## DATASET EXTRACT
· · · · ·

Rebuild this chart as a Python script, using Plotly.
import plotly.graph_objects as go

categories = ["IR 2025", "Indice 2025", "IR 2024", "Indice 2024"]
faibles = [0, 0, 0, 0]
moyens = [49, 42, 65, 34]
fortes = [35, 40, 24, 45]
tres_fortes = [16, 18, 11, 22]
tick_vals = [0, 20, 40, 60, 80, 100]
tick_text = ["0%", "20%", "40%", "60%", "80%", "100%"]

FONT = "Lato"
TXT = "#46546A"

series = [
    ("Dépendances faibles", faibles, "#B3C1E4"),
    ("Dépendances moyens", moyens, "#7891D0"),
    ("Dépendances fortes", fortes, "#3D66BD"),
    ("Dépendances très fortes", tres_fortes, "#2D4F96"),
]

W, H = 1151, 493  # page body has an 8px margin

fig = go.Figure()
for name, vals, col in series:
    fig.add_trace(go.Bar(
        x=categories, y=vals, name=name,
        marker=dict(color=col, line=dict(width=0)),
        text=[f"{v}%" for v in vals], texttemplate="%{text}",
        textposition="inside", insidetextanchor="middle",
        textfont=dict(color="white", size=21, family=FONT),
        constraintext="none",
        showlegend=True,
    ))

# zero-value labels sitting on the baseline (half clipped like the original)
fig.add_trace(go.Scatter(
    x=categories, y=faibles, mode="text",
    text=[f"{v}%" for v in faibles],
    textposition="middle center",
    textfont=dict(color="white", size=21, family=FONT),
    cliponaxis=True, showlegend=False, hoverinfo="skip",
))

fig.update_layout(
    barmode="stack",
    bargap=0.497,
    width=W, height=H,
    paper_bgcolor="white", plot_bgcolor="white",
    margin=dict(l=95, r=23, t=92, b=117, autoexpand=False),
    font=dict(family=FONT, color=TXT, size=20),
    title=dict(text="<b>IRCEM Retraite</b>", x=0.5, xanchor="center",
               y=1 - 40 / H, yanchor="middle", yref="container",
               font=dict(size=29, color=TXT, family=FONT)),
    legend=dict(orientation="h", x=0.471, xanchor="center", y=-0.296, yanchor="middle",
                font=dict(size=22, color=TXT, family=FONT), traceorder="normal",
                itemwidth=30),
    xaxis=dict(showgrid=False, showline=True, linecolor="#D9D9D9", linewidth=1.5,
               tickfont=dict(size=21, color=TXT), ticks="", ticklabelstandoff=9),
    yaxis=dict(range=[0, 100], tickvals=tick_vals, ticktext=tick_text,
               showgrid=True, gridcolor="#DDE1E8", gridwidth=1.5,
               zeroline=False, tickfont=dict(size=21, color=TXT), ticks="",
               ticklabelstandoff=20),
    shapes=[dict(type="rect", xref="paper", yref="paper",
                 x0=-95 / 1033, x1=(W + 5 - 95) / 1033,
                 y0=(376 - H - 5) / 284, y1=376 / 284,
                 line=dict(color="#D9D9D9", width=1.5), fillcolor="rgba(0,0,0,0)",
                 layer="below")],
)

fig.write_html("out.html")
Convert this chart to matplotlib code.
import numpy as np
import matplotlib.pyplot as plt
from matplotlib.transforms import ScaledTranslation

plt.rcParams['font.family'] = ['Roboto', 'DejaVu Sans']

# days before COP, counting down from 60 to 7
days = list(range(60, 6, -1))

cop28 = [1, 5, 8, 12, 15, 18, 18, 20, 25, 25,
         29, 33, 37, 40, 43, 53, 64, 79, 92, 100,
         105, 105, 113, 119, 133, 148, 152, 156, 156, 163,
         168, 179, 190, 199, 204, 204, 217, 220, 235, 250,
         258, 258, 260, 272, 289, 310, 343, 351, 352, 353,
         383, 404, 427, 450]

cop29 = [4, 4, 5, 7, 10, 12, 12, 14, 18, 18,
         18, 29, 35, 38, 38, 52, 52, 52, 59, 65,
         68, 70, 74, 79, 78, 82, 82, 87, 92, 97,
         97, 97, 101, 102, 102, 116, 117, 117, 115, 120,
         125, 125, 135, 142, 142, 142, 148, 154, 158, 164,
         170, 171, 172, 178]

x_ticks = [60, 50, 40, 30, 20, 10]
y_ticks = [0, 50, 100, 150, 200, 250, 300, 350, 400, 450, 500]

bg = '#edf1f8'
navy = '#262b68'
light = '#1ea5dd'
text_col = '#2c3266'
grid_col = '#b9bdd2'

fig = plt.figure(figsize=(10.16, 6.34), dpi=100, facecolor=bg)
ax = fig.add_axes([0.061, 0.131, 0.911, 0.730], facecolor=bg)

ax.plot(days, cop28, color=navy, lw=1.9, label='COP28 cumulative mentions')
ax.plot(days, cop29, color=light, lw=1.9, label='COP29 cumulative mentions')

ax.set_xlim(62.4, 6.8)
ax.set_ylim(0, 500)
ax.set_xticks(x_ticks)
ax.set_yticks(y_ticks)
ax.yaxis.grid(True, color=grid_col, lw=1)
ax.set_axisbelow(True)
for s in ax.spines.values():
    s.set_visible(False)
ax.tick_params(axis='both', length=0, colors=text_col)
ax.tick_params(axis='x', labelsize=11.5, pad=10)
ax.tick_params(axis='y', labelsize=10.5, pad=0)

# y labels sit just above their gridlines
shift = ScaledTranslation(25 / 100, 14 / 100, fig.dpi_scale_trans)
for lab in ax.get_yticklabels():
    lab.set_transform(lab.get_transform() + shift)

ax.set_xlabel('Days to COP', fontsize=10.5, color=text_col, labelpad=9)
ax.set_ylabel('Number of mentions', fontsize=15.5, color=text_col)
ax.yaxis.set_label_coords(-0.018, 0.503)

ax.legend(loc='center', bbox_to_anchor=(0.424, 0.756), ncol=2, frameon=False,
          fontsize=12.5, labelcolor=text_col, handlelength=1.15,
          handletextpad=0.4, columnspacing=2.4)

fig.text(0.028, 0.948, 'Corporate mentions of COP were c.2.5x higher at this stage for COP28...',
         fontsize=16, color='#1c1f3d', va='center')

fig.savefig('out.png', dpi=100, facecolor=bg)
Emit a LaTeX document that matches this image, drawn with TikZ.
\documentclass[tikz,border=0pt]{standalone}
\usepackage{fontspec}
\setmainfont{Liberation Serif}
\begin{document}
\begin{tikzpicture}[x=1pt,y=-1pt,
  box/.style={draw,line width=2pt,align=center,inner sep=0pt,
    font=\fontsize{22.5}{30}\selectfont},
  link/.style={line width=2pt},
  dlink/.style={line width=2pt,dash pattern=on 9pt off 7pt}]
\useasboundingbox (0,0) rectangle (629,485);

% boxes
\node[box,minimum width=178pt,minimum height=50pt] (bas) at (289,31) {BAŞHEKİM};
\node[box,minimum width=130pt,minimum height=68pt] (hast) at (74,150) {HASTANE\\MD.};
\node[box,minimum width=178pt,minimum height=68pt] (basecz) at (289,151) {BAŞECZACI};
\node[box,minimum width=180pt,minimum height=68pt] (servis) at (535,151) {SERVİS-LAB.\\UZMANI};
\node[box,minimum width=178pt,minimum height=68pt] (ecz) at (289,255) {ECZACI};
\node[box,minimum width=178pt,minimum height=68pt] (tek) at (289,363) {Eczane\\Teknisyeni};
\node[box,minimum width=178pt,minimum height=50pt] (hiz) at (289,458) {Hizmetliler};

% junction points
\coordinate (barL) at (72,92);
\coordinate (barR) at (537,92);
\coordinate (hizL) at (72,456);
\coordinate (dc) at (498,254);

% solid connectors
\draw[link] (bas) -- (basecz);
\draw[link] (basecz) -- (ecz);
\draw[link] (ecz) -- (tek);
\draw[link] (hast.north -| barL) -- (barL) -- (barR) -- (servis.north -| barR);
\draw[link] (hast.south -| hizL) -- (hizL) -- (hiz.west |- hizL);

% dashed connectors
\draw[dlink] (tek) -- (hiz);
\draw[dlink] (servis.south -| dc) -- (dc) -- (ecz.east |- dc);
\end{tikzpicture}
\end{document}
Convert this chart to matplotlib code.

· · · · ·

## STATED GOAL
Find the lines above that include the string "this" and copy them.

## COMPLETE ANSWER
Rebuild this chart as a Python script, using Plotly.
Convert this chart to matplotlib code.
fig.text(0.028, 0.948, 'Corporate mentions of COP were c.2.5x higher at this stage for COP28...',
Emit a LaTeX document that matches this image, drawn with TikZ.
Convert this chart to matplotlib code.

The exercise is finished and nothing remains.